Currently twenty-five years old, Tanaka will be thirty-two (and ostensibly in his baseball prime) when the seven year deal runs out (or twenty-nine after the fourth year opt-out). If Tanaka remains a top of the rotation guy, the $22 million average annual value is legitimate.

But that's a pretty big "if." We've all heard the hype: Tanaka went 24-0 last season with an incredible 1.27 ERA in the Japanese League. He's averaged 25 starts per season, with a 2.30 ERA in since 2007. But he's pitched a total of 1315 innings since he started playing professionally when he was just eighteen years old.

We know that it's basically impossible to know how Japanese players will perform when entering Major League Baseball, and Red Sox fans are intimately familiar with the frustration that can happen when the honeymoon period is over.

But as tedious as it was to watch Daisuke Matsuzaka by the end of his deal, he went 33-15 during the first two years of his deal and helped the Red Sox win the 2007 World Series. Matsuzaka clashed with Red Sox trainers and coaches about workouts and workloads - and it didn't end well.
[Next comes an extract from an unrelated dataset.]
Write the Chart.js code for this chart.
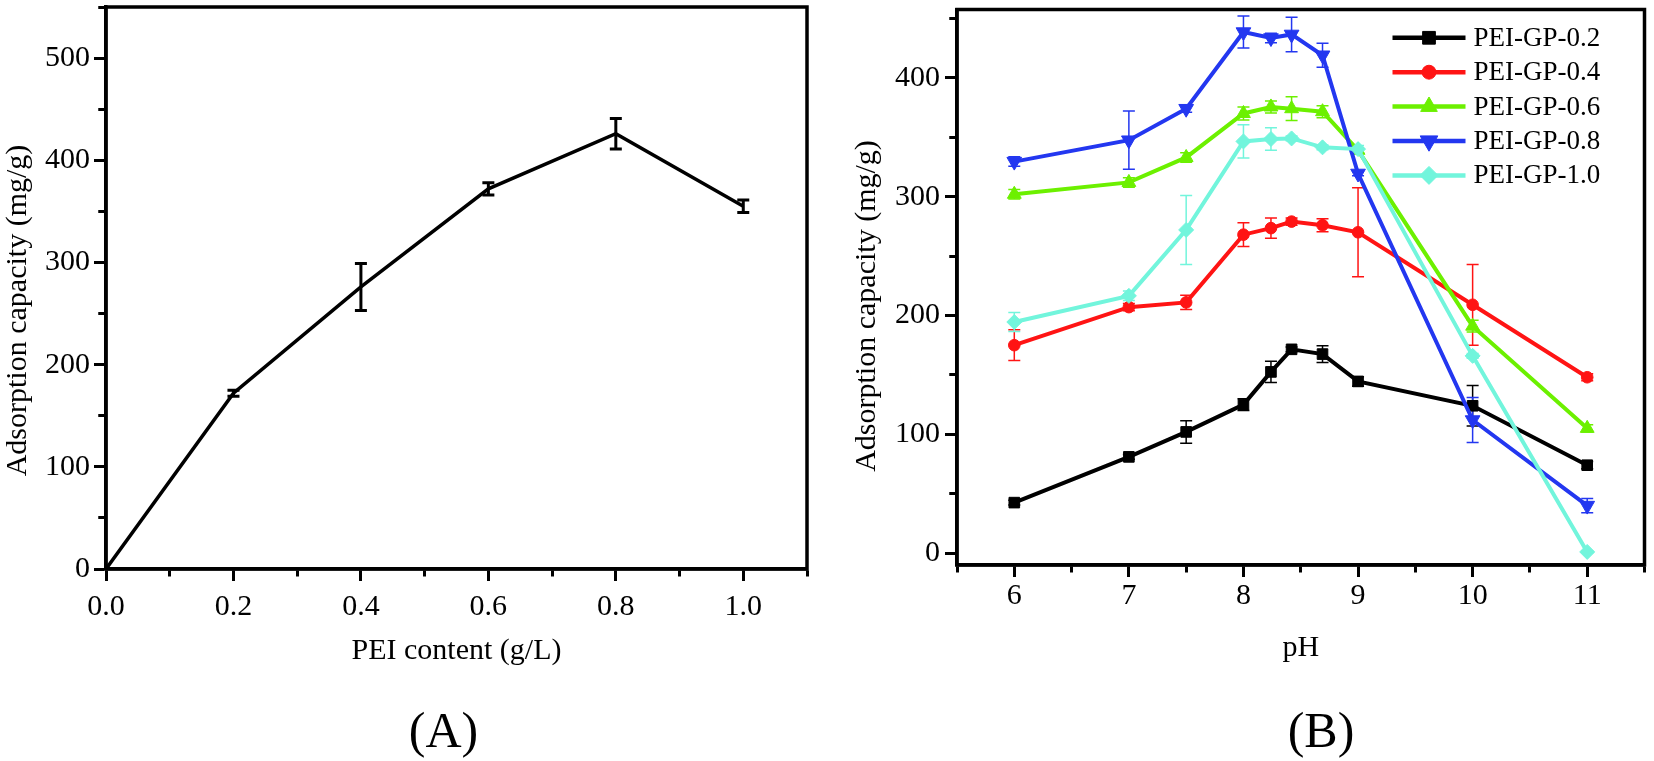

Tanaka is just a year younger than Matsuzaka was when the latter came to Boston, and has pitched just about 80 fewer innings. The two have a similar build. Based on experiences with Matsuzaka (and the similarities between the two pitchers), I would imagine Tanaka will be a great performer for the Yankees for the first few years of his contract, but their training staff should be prepared to keep a close eye on him.

At the end of the day, it doesn't really matter if this contract is a success or a flop for New York: as we saw this offseason (and as we've seen many times before), their front office motto might as well be, "If at first you don't succeed, buy, buy again."